Emotion and Character

Unit Objective:

Students will be able to portray emotion and character by participating in space walks and animal improvisations.


Materials Needed:

Empty space



Have the classroom cleared as the students enter so that there is plenty of empty space.


Activity 1 (25-30 min) – Emotional Physicalization Activity

– Can someone sum up what we talked about last time? Why are we focusing on this? How does it apply to “traditional theatre?” I am trying to give you a toolbox for how you can incorporate your movement into your acting in a more specific and clear way. Today we again are going to be focusing on movement and specifically emotions and movement as well as animal movement.
– This time we are going to split the class up and take turns participating. I want to make it clear that this is NOT a performance, we are not performing for the other group but all learning together. You are not to pose “for” the other half of the class but for yourself. As an audience member you also need to be learning so you will take notes that can help you participate when it is your turn. My first group will give the second group advice to help them better learn and explore.
– Again, this is a silent activity in that there should be no talking and really no interacting with others. Same consequences apply for not being focused. Why do you think I am wanting you to be silent during these activities? Really make sure they discover that we are focusing on movement and how we communicate non-verbally and that requires silence so we can really focus in. We need to push the tables to clear space again for our activity today. This time we are going to fold the tables down and stack them on top of each other as well as the chairs.
– We are going to start by once again walking throughout the space. Keeping our soft focus and just moving throughout the space. Notice your breathing, how you are walking, long steps, short steps? How does your emotion effect how you are moving? How do you feel today? Tired, excited, nervous. Let that show in how you are walking. Really take note of what you are feeling internally and notice how that effects your movement.
– Now I am going to call out an emotion. Then I am going to say “1-2-3 Freeze” at which point you are going to freeze in a position that shows that emotion. So let’s try it. Sad “1-2-3 Freeze.” Okay I am going to do that emotion again but I want you to try a different/less typical way of showing that emotion, sad. “1-2-3 Freeze.”
o Happy
o Angry
o Entertained
o Bored
o Curious
o Confused
– Make sure and ask them to exaggerate, try something new. After group 1 has finished have them give advice to group 2 AND then switch and do the whole activity again.

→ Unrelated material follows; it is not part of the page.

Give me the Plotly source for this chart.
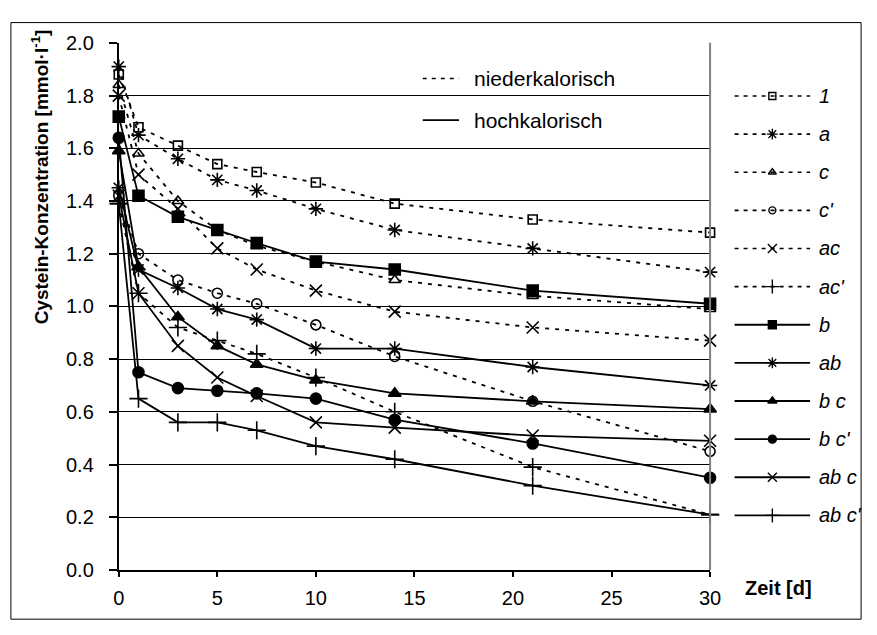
import plotly.graph_objects as go

# ---- data -------------------------------------------------------------
days = [0, 1, 3, 5, 7, 10, 14, 21, 30]

# low-calorie series (dashed)
s_1 = [1.88, 1.68, 1.61, 1.54, 1.51, 1.47, 1.39, 1.33, 1.28]
s_a = [1.91, 1.65, 1.56, 1.48, 1.44, 1.37, 1.29, 1.22, 1.13]
s_c = [1.84, 1.58, 1.40, 1.29, 1.23, 1.17, 1.10, 1.04, 0.99]
s_c2 = [1.42, 1.20, 1.10, 1.05, 1.01, 0.93, 0.81, 0.64, 0.45]
s_ac = [1.80, 1.50, 1.37, 1.22, 1.14, 1.06, 0.98, 0.92, 0.87]
s_ac2 = [1.39, 1.05, 0.92, 0.87, 0.82, 0.73, 0.60, 0.39, 0.21]

# high-calorie series (solid)
s_b = [1.72, 1.42, 1.34, 1.29, 1.24, 1.17, 1.14, 1.06, 1.01]
s_ab = [1.45, 1.14, 1.07, 0.99, 0.95, 0.84, 0.84, 0.77, 0.70]
s_bc = [1.59, 1.15, 0.96, 0.85, 0.78, 0.72, 0.67, 0.64, 0.61]
s_bc2 = [1.64, 0.75, 0.69, 0.68, 0.67, 0.65, 0.57, 0.48, 0.35]
s_abc = [1.42, 1.05, 0.85, 0.73, 0.66, 0.56, 0.54, 0.51, 0.49]
s_abc2 = [1.39, 0.65, 0.56, 0.56, 0.53, 0.47, 0.42, 0.32, 0.21]

labels = ["1", "a", "c", "c'", "ac", "ac'", "b", "ab", "b c", "b c'", "ab c", "ab c'"]
values = [s_1, s_a, s_c, s_c2, s_ac, s_ac2, s_b, s_ab, s_bc, s_bc2, s_abc, s_abc2]
symbols = ["square-open", "asterisk-open", "triangle-up-open", "circle-open",
           "x-thin-open", "cross-thin-open", "square", "asterisk-open",
           "triangle-up", "circle", "x-thin-open", "cross-thin-open"]
dashed = [True] * 6 + [False] * 6

y_ticks = [0.0, 0.2, 0.4, 0.6, 0.8, 1.0, 1.2, 1.4, 1.6, 1.8, 2.0]
x_ticks = [0, 5, 10, 15, 20, 25, 30]

# ---- layout geometry (pixels) ------------------------------------------
W, H = 877, 635
PL, PR, PT, PB = 115, 718, 33, 579      # plot area edges
FONT = "Liberation Sans, Arial, sans-serif"
DASH_PLOT = "4px,6px"
DASH_KEY = "4px,5px"

marker_size = {"square-open": 9, "asterisk-open": 12, "triangle-up-open": 10,
               "circle-open": 10, "x-thin-open": 12, "cross-thin-open": 13,
               "square": 11, "triangle-up": 11, "circle": 11}

fig = go.Figure()

for lab, vals, sym, dsh in zip(labels, values, symbols, dashed):
    fig.add_trace(go.Scatter(
        x=days, y=vals, mode="lines+markers", name=lab,
        line=dict(color="black", width=1.8, dash=DASH_PLOT if dsh else "solid"),
        marker=dict(symbol=sym, size=marker_size[sym], color="black",
                    line=dict(color="black", width=1.6)),
        cliponaxis=False, showlegend=False,
        xaxis="x", yaxis="y"))

# ---- key drawn in a pixel-space overlay --------------------------------
KEY_X0, KEY_X1, KEY_TX = 743, 820, 827
KEY_Y0, KEY_DY = 88, 39.5
annotations = []
for i, (lab, sym, dsh) in enumerate(zip(labels, symbols, dashed)):
    yy = KEY_Y0 + i * KEY_DY
    fig.add_trace(go.Scatter(
        x=[KEY_X0, KEY_X1], y=[yy, yy], mode="lines",
        line=dict(color="black", width=1.6 if dsh else 1.8,
                  dash=DASH_KEY if dsh else "solid"),
        showlegend=False, hoverinfo="skip", xaxis="x2", yaxis="y2", cliponaxis=False))
    fig.add_trace(go.Scatter(
        x=[(KEY_X0 + KEY_X1) / 2], y=[yy], mode="markers",
        marker=dict(symbol=sym, size=max(marker_size[sym] - 3, 7), color="black",
                    line=dict(color="black", width=1.4)),
        showlegend=False, hoverinfo="skip", xaxis="x2", yaxis="y2", cliponaxis=False))
    annotations.append(dict(x=KEY_TX, y=yy, xref="x2", yref="y2", text=f"<i>{lab}</i>",
                            showarrow=False, xanchor="left", yanchor="middle",
                            font=dict(family=FONT, size=20, color="black")))

# line-style key inside the plot
STYLE_X0, STYLE_X1, STYLE_TX = 425, 462, 475
for yy, dsh, txt in [(70, True, "niederkalorisch"), (113, False, "hochkalorisch")]:
    fig.add_trace(go.Scatter(
        x=[STYLE_X0, STYLE_X1], y=[yy, yy], mode="lines",
        line=dict(color="black", width=1.6, dash=DASH_KEY if dsh else "solid"),
        showlegend=False, hoverinfo="skip", xaxis="x2", yaxis="y2", cliponaxis=False))
    annotations.append(dict(x=STYLE_TX, y=yy, xref="x2", yref="y2", text=txt,
                            showarrow=False, xanchor="left", yanchor="middle",
                            font=dict(family=FONT, size=21, color="black")))

# axis titles
annotations.append(dict(x=35, y=172, xref="x2", yref="y2",
                        text="<b>Cystein-Konzentration [mmol·l<sup>-1</sup>]</b>",
                        textangle=-90, showarrow=False, xanchor="center", yanchor="middle",
                        font=dict(family=FONT, size=19, color="black")))
annotations.append(dict(x=752, y=598, xref="x2", yref="y2", text="<b>Zeit [d]</b>",
                        showarrow=False, xanchor="left", yanchor="middle",
                        font=dict(family=FONT, size=20, color="black")))

shapes = [
    # outer frame of the chart
    dict(type="rect", xref="x2", yref="y2", x0=5, x1=872, y0=12, y1=630,
         line=dict(color="black", width=1), layer="below"),
    # grey right edge of the plot area
    dict(type="line", xref="paper", yref="paper",
         x0=PR / W, x1=PR / W, y0=1 - PB / H, y1=1 - PT / H,
         line=dict(color="#808080", width=2)),
]

axis_font = dict(family=FONT, size=20, color="black")
fig.update_layout(
    width=W, height=H,
    margin=dict(l=0, r=0, t=0, b=0),
    paper_bgcolor="white", plot_bgcolor="rgba(0,0,0,0)",
    font=dict(family=FONT, color="black"),
    xaxis=dict(domain=[PL / W, PR / W], range=[0, 30], tickvals=x_ticks,
               ticks="outside", ticklen=5, tickwidth=1.5, tickcolor="black",
               showline=True, linecolor="black", linewidth=1.5,
               showgrid=False, zeroline=False, tickfont=axis_font,
               ticklabelstandoff=4, anchor="y"),
    yaxis=dict(domain=[1 - PB / H, 1 - PT / H], range=[0, 2.0], tickvals=y_ticks,
               tickformat=".1f", ticks="outside", ticklen=8, tickwidth=1.5,
               tickcolor="black", showline=True, linecolor="black", linewidth=2,
               showgrid=True, gridcolor="black", gridwidth=1, zeroline=False,
               tickfont=axis_font, ticklabelstandoff=11, anchor="x"),
    xaxis2=dict(domain=[0, 1], range=[0, W], visible=False, anchor="y2"),
    yaxis2=dict(domain=[0, 1], range=[H, 0], visible=False, anchor="x2"),
    annotations=annotations,
    shapes=shapes,
    showlegend=False,
)

fig.write_html("out.html")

Activity 2 (25-30 min) Animalization Physical Activity

– The whole class is going to participate together in this activity. You will have less space but if you stay focused on what you are doing you will be fine. You really need to show great focus and maturity in this activity. Why do you think it is important that we aren’t laughing, talking with our friends, etc? We then lose focus and start to feel that we can’t explore because we are too conscious of those around us, watching us, instead of exploring we begin to perform. We are going to discover how animal’s physical movements can really help us to more as actors. I want you to think of one of your favorite characters, they can be from a book, a play, a video game, a movie, etc. Raise your hand once you have chosen your character.
– Now I want you to determine an animal that you feel this character could “TRANSITION” to. So if I were picking Severus Snape from Harry Potter I would say he is snake like. Does that make sense? Now once again when you have picked an animal raise your hand. Don’t overthink it, just choose and animal.
– I am going to say “goodnight animals” and you will all lay down to sleep, then I will say “Good morning animals” and you will all wake up as if you were that animal. If I were a cat I would begin stretching, start pawing at the floor, licking my paw, etc. I will then continue to narrate your “day” and you will respond as that animal would physically.
– As you narrate make sure and encourage them to really try new things, discover.
– “Animals, time to eat”
– “Animals, time to play”
– “Animals, time to clean your room.”
– “Animals, time to take a bath.”
– “Animals, time to find food.”
– “Animals, time for bed.”
– Now I am going to say, “Students wake up” and you are going to wake up as humans but using your animal to inspire your character. Maybe you still slither out of bed like you did with the snake but in a more human manner, etc.
– When complete turn on the lights and tell the students they need to write one thing on the board that they learned from this activity, about themselves? About others? About acting? About storytelling? About movement? Etc. Then go through and discuss what was written.




We are going to continue what we have learned by doing pantomime. Like we have done in the past few days we are going to hone in so specifically on movement that we are going to eliminate verbal communication completely and focus entirely on the physical. Please don’t lose track of these tools we have discovered in how we lead, how our environment changes us, how we can show emotion physically, and how we can use animals to inspire characterization.